The collective bargaining agreement spells out a grievance procedure for the resolution of disputes thereunder arising.4 No grievance was ever filed by either the union or any member of the plaintiff class.
Grievance procedures incorporated in a collective bargaining agreement provide the exclusive, available remedy. A court has no jurisdiction to undertake enforcement of such a contract, at least until such procedures have first been invoked. Republic Steel Corp. v. Maddox, 379 U.S. 650, 85 S.Ct. 614, 13 L.Ed.2d 580 (1965). Pertinent to the argument here asserted, the Supreme Court said in United Steelworkers of America v. Warrior & Gulf Navigation Co., 363 U.S. 574, 578, 80 S.Ct. 1347, 1351, 4 L.Ed.2d 1409, 1415 (1960), “ * * * [Arbitration of labor disputes * * * is part and parcel of the collective bargaining process itself.”

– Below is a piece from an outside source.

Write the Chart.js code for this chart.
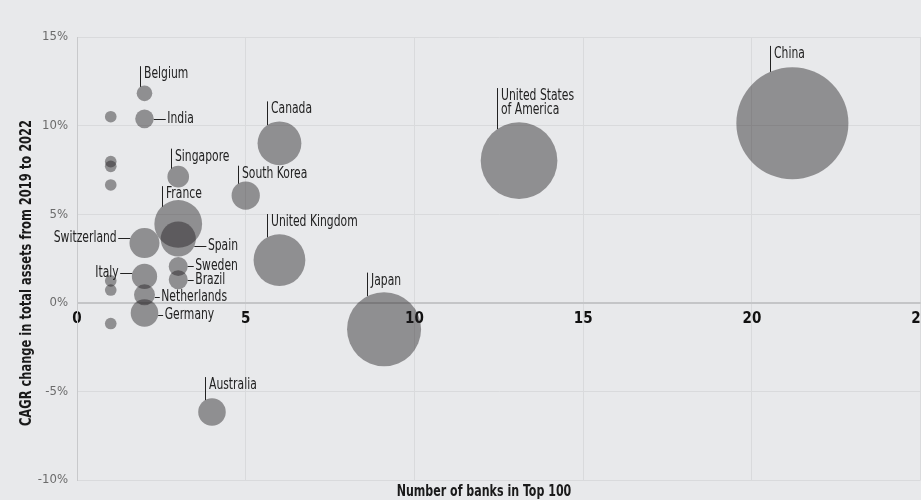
<!DOCTYPE html>
<html>
<head>
<meta charset="utf-8">
<script src="https://cdn.jsdelivr.net/npm/chart.js@4/dist/chart.umd.min.js"></script>
<style>
    html, body { margin: 0; padding: 0; background: #e8e9eb; overflow: hidden; }
    #wrap { width: 937px; height: 500px; position: relative; }
</style>
</head>
<body>
<div id="wrap"><canvas id="bank-chart"></canvas></div>
<script>
// Data
const countries = ['China', 'United States|of America', 'Japan', 'United Kingdom', 'France', 'Canada',
    'South Korea', 'Australia', 'Spain', 'Switzerland', 'Germany', 'Italy', 'Singapore',
    'Netherlands', 'Sweden', 'Brazil', 'India', 'Belgium',
    null, null, null, null, null, null, null];
const bankCount = [21.2, 13.1, 9.1, 6, 3, 6, 5, 4, 3, 2, 2, 2, 3, 2, 3, 3, 2, 2, 1, 1, 1, 1, 1, 1, 1];
const cagrPct = [10.13, 8.02, -1.49, 2.41, 4.45, 9.0, 6.05, -6.16, 3.6, 3.37, -0.58, 1.49, 7.12,
    0.45, 2.05, 1.3, 10.38, 11.82, 10.5, 7.97, 7.7, 6.65, 1.24, 0.72, -1.17];
// relative total assets (bubble area)
const totalAssets = [31.4, 14.7, 13.7, 6.7, 5.7, 4.8, 2.0, 1.9, 3.1, 2.25, 1.9, 1.6, 1.17,
    1.1, 0.9, 0.9, 0.86, 0.61, 0.34, 0.34, 0.34, 0.34, 0.34, 0.34, 0.34];
const xTicks = [0, 5, 10, 15, 20, 25];
const yTicks = [-10, -5, 0, 5, 10, 15];

const FONT = '"DejaVu Sans Condensed", "Liberation Sans Narrow", Roboto, sans-serif';
const SIZE_SCALE = 10; // px per sqrt(asset unit)

// Leader line placement for each label (by country index)
const labelLayout = {
    0: { side: 'up', dx: -22.3, len: 26 },
    1: { side: 'up', dx: -21.7, len: 41 },
    2: { side: 'up', dx: -16.6, len: 23.5 },
    3: { side: 'up', dx: -12.3, len: 23.3 },
    4: { side: 'up', dx: -16.6, len: 20.6 },
    5: { side: 'up', dx: -12, len: 23.6 },
    6: { side: 'up', dx: -7.7, len: 18 },
    7: { side: 'up', dx: -7, len: 23 },
    8: { side: 'right', dy: 7, len: 12 },
    9: { side: 'left', dy: -4.6, len: 12 },
    10: { side: 'right', dy: 2, len: 5 },
    11: { side: 'left', dy: -3, len: 12 },
    12: { side: 'up', dx: -7.3, len: 20 },
    13: { side: 'right', dy: 2, len: 5 },
    14: { side: 'right', dy: 0, len: 6 },
    15: { side: 'right', dy: 0, len: 6 },
    16: { side: 'right', dy: 0, len: 12 },
    17: { side: 'up', dx: -4.4, len: 20.7 }
};

const points = bankCount.map((x, i) => ({
    x: x,
    y: cagrPct[i],
    r: SIZE_SCALE * Math.sqrt(totalAssets[i])
}));

// Condensed text: squeeze horizontally around the anchor point
function narrowText(ctx, text, x, y, squeeze) {
    ctx.save();
    ctx.translate(x, y);
    ctx.scale(squeeze, 1);
    ctx.fillText(text, 0, 0);
    ctx.restore();
}

// Draws country labels with leader lines
const labelPlugin = {
    id: 'countryLabels',
    afterDatasetsDraw(chart) {
        const ctx = chart.ctx;
        const xs = chart.scales.x, ys = chart.scales.y;
        const sq = 0.8;
        ctx.save();
        ctx.font = '15px ' + FONT;
        ctx.fillStyle = '#222';
        ctx.strokeStyle = '#222';
        ctx.lineWidth = 1;
        countries.forEach((name, i) => {
            if (!name) return;
            const lay = labelLayout[i];
            const cx = xs.getPixelForValue(points[i].x);
            const cy = ys.getPixelForValue(points[i].y);
            const r = points[i].r;
            const lines = name.split('|');
            ctx.beginPath();
            if (lay.side === 'up') {
                const lx = Math.round(cx + lay.dx) + 0.5;
                const edge = cy - Math.sqrt(Math.max(r * r - lay.dx * lay.dx, 0));
                const top = edge - lay.len;
                ctx.moveTo(lx, edge);
                ctx.lineTo(lx, top);
                ctx.stroke();
                ctx.textAlign = 'left';
                ctx.textBaseline = 'middle';
                lines.forEach((t, k) => narrowText(ctx, t, lx + 3.5, top + 8 + k * 14, sq));
            } else {
                const ly = Math.round(cy + lay.dy) + 0.5;
                const half = Math.sqrt(Math.max(r * r - lay.dy * lay.dy, 0));
                ctx.textBaseline = 'middle';
                if (lay.side === 'right') {
                    const x0 = cx + half;
                    ctx.moveTo(x0, ly);
                    ctx.lineTo(x0 + lay.len, ly);
                    ctx.stroke();
                    ctx.textAlign = 'left';
                    narrowText(ctx, lines[0], x0 + lay.len + 1.5, ly, sq);
                } else {
                    const x0 = cx - half;
                    ctx.moveTo(x0, ly);
                    ctx.lineTo(x0 - lay.len, ly);
                    ctx.stroke();
                    ctx.textAlign = 'right';
                    narrowText(ctx, lines[0], x0 - lay.len - 1.5, ly, sq);
                }
            }
        });
        ctx.restore();
    },
    afterDraw(chart) {
        const ctx = chart.ctx;
        ctx.save();
        ctx.font = 'bold 15px ' + FONT;
        ctx.fillStyle = '#1a1a1a';
        ctx.textAlign = 'center';
        ctx.textBaseline = 'middle';
        narrowText(ctx, 'Number of banks in Top 100', 484, 492, 0.82);
        ctx.translate(27, 273);
        ctx.rotate(-Math.PI / 2);
        narrowText(ctx, 'CAGR change in total assets from 2019 to 2022', 0, 0, 0.85);
        ctx.restore();
    }
};

Chart.defaults.font.family = FONT;

new Chart(document.getElementById('bank-chart'), {
    type: 'bubble',
    data: {
        datasets: [{
            data: points,
            backgroundColor: 'rgba(30, 28, 29, 0.44)',
            borderWidth: 0,
            hoverBorderWidth: 0,
            clip: false
        }]
    },
    options: {
        responsive: true,
        maintainAspectRatio: false,
        animation: false,
        events: [],
        layout: { autoPadding: false, padding: { top: 37, bottom: 20, left: 0, right: 0 } },
        plugins: {
            legend: { display: false },
            tooltip: { enabled: false }
        },
        scales: {
            x: {
                type: 'linear',
                position: { y: 0 },
                min: 0,
                max: 25,
                afterBuildTicks: (scale) => { scale.ticks = xTicks.map(v => ({ value: v })); },
                ticks: {
                    color: '#111',
                    font: { size: 15, weight: 'bold' },
                    padding: 7,
                    maxRotation: 0
                },
                grid: { color: '#d9dadc', drawTicks: false },
                border: { display: false }
            },
            y: {
                min: -10,
                max: 15,
                afterBuildTicks: (scale) => { scale.ticks = yTicks.map(v => ({ value: v })); },
                afterFit: (scale) => { scale.width = 77; },
                ticks: {
                    color: '#6b6b6b',
                    font: { size: 13 },
                    padding: 9,
                    callback: v => v + '%'
                },
                grid: {
                    drawTicks: false,
                    color: c => c.tick && c.tick.value === 0 ? '#c4c5c7' : '#d9dadc',
                    lineWidth: c => c.tick && c.tick.value === 0 ? 2 : 1
                },
                border: { color: '#c8c9cb' }
            }
        }
    },
    plugins: [labelPlugin]
});
</script>
</body>
</html>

The Supreme Court also said:
“The processing of disputes through the grievance machinery is actually a vehicle by which meaning and content are given to the collective bargaining agreement.
“Apart from matters that the parties specifically exclude, all of the questions on which the parties disagree must therefore come within the scope of the grievance and arbitration provisions of the collective agreement. The grievance procedure is, in other words, a part of the continuous collective bargaining process. * * * ” Ibid at 581, 80 S.Ct. at 1352, 4 L.Ed.2d at 1416.
Commercial arbitration cases, as exemplified by B. Fernandez & Hnos., S. en C. v. Rickert Rice Mills, Inc., 119 F.2d 809, 814-815 (1st Cir. 1941), upon which plaintiffs rely, have no application to collective bargaining agreements.
For the reasons stated, the complaint must be dismissed.
*1164Accordingly, IT IS ORDERED that defendant’s motion to dismiss is ALLOWED and the complaint herein is DISMISSED, with prejudice.